A narrow corridor led to a tiny bedroom. The double bed was made up with fresh sheets. So tired that she could have gone to sleep standing, Annabel peered round her while Erna Frey demonstrated how the shower worked, and tut-tutted as she whisked away the dirty towels and replaced them with fresh ones from a drawer.
“Where will you two sleep?” Annabel asked, without knowing why she cared.
“Now don’t you worry, dear. Just get yourself some good rest. You’ve had a very hard day of it, and tomorrow is going to be just as hard.”
If I sleep, I shall return to prison, Annabel.
Tommy Brue was not in prison, but then neither was he sleeping.
By four o’clock of the same morning, he had stolen from the marital bed and tiptoed barefoot down the stairs to the study where he kept his address book. There were six numbers listed under “Georgie.” Five were crossed out. The sixth was marked “K’s cell phone” in his own hand. K for Kevin, her last known address. It was three months since he’d called it, and much longer since he’d succeeded in getting past Kevin. But this time something was urgently wrong with her and he knew it.
Don’t call it premonition. Don’t call it a panic attack. Call it what it is: a father’s fear.

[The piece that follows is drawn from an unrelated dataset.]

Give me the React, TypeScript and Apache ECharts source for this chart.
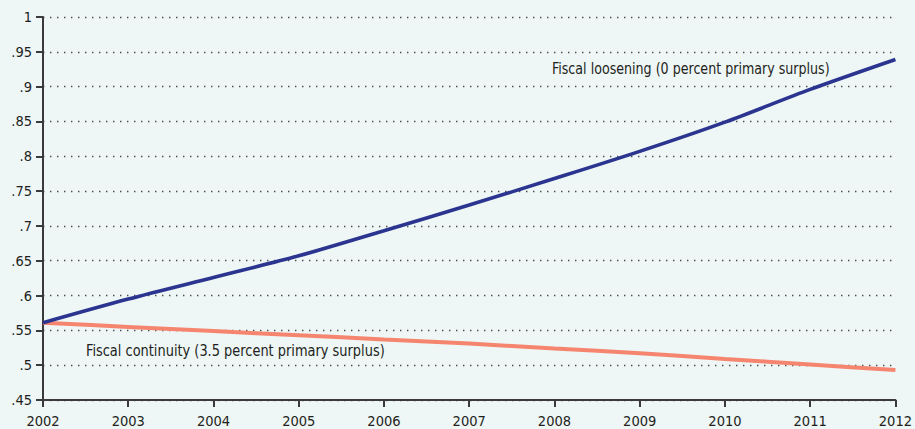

Using his cell phone so that no telltale pin light should appear on the bedside phone at Mitzi’s head, he touched Kevin’s number, closed his eyes and waited to hear the slack-mouthed drawl informing him that, yeah, well, sorry about that, Tommy, but Georgie doesn’t feel like speaking to you right now, she’s okay, she’s great, but she kinda gets upset. But this time he was going to demand to speak to her. He was going to insist on his paternal rights, not that he had any. A burst of rock music entrenched his resolve. So did the recorded voice of Kevin advising him that if you really have to leave a message, man, maybe just leave it, but since nobody picks up messages much around here, why not hang up and call another time—until that message itself was cut short by a woman’s voice.